Gorlizki and Mommsen along with Schivelbusch present information regarding the political rise and eventual control of the Nazi Party in Germany under Hitler, and the Communist Party in the USSR under Stalin. Mommsen and Gorlizki conclude that, in addition to a variety of economic, agricultural, and social reasons, Stalin and his party maintained control over its subordinates so well through the “centralized and institutionally integrated party”1 which essentially formed the core of the state. Gorlizki and Mommsen go on to discuss the rise of Hitler and the Nazi party in Germany, and they contend that “the state
and ideology relied to a far greater extent for what coherence they had on the
cult of the Fuhrer.”2 This concept of a “cult of the Fuhrer” is a concept touched upon (and explained in detail) by Schivelbusch. In Schivelbusch’s chapter entitled “Leaders”, he contends that Adolf Hitler had an extraordinary ability to “speak to the soul of the people”3, which (as Gorlizki and Mommsen mentioned) helped create the “cult of the Fuhrer”, or, in more simple terms, the love of the German people for their leader contributed greatly to the success garnered by Hitler and the Nazi party; the people of Germany, (unlike the people of the USSR, who as pointed out by Mommsen and Gorlizki became infatuated with, and allowed for the development of “the party”), allowed Hitler to become larger than life.

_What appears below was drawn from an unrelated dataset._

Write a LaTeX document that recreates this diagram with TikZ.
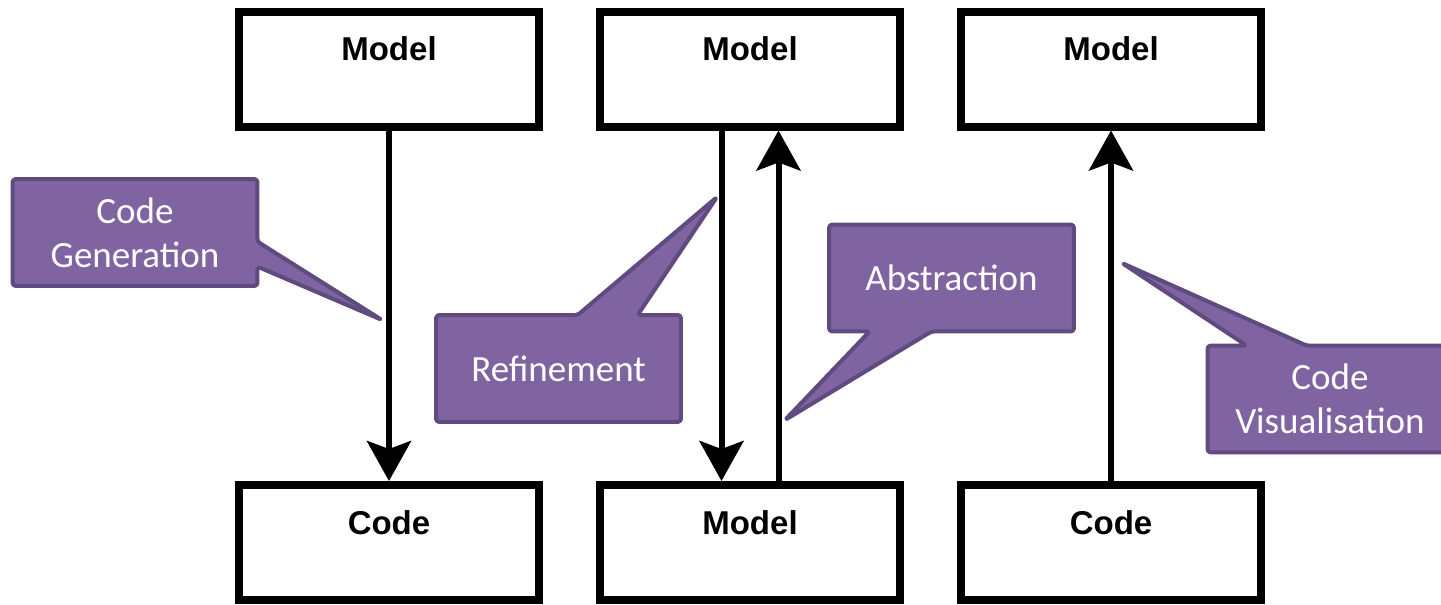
\documentclass[tikz,border=0pt]{standalone}
\usepackage{fontspec}
\setmainfont{Carlito}
\newfontfamily\boxfont{Liberation Sans}
\usetikzlibrary{arrows.meta,backgrounds}

\definecolor{notefill}{HTML}{8064A2}
\definecolor{noteline}{HTML}{5F4B7F}

\tikzset{
  level/.style={draw, line width=4pt, minimum width=150pt, minimum height=57.5pt,
    inner sep=0pt, font=\boxfont\bfseries\fontsize{16.5}{18}\selectfont,
    text height=12pt, text depth=20pt},
  note/.style={minimum width=122pt, minimum height=53pt, inner sep=0pt,
    align=center, text=white, font=\fontsize{18.5}{22}\selectfont},
  bubble/.style={fill=notefill, draw=noteline, line width=2pt,
    rounded corners=1.5pt, line join=round},
  trans/.style={line width=3pt, -{Stealth[length=20pt,width=22pt,inset=4pt]}}
}

\begin{document}
\begin{tikzpicture}[x=0.5pt, y=-0.5pt]
  \useasboundingbox (0,0) rectangle (1441,605);

  % upper row
  \node[level] (m1) at (389,69) {Model};
  \node[level] (m2) at (750,69) {Model};
  \node[level] (m3) at (1111,69) {Model};

  % lower row
  \node[level] (c1) at (389,542.5) {Code};
  \node[level] (m4) at (750,542.5) {Model};
  \node[level] (c3) at (1111,542.5) {Code};

  \draw[trans] (m1) -- (c1);
  \draw[trans] ([xshift=-14.25pt]m2.south) -- ([xshift=-14.25pt]m4.north);
  \draw[trans] ([xshift=14.25pt]m4.north) -- ([xshift=14.25pt]m2.south);
  \draw[trans] (c3) -- (m3);

  % callouts
  \node[note] (gen) at (135,232.5) {Code\\Generation};
  \node[note] (ref) at (558.5,368.5) {Refinement};
  \node[note] (abs) at (951.5,278) {Abstraction};
  \node[note] (vis) at (1330,399) {Code\\Visualisation};

  \coordinate (gentip) at (382,320);
  \coordinate (reftip) at (717,197);
  \coordinate (abstip) at (785,420);
  \coordinate (vistip) at (1122,263);

  \begin{scope}[on background layer]
    \draw[bubble] (gen.north west) -- (gen.north east) -- ([yshift=-31.25pt]gen.north east)
      -- (gentip) -- ([yshift=-43.75pt]gen.north east) -- (gen.south east) -- (gen.south west) -- cycle;
    \draw[bubble] (ref.south west) -- (ref.north west) -- ([xshift=70.75pt]ref.north west)
      -- (reftip) -- ([xshift=100.75pt]ref.north west) -- (ref.north east) -- (ref.south east) -- cycle;
    \draw[bubble] (abs.north west) -- (abs.north east) -- (abs.south east) -- ([xshift=51.25pt]abs.south west)
      -- (abstip) -- ([xshift=20.25pt]abs.south west) -- (abs.south west) -- cycle;
    \draw[bubble] (vis.south west) -- (vis.north west) -- ([xshift=19.5pt]vis.north west)
      -- (vistip) -- ([xshift=49.5pt]vis.north west) -- (vis.north east) -- (vis.south east) -- cycle;
  \end{scope}
\end{tikzpicture}
\end{document}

The idea of leadership and its evolution and importance in the USSR and Germany is an important area to look at in order to bring context to our class, but since Schivelbusch touched on Roosevelt, it would be interesting to bring more context to the American political sphere of that time, and see how closely the opinions of Roosevelt held by the American people parralled with the opinions of German and Soviet citizens with regard to their respective rulers.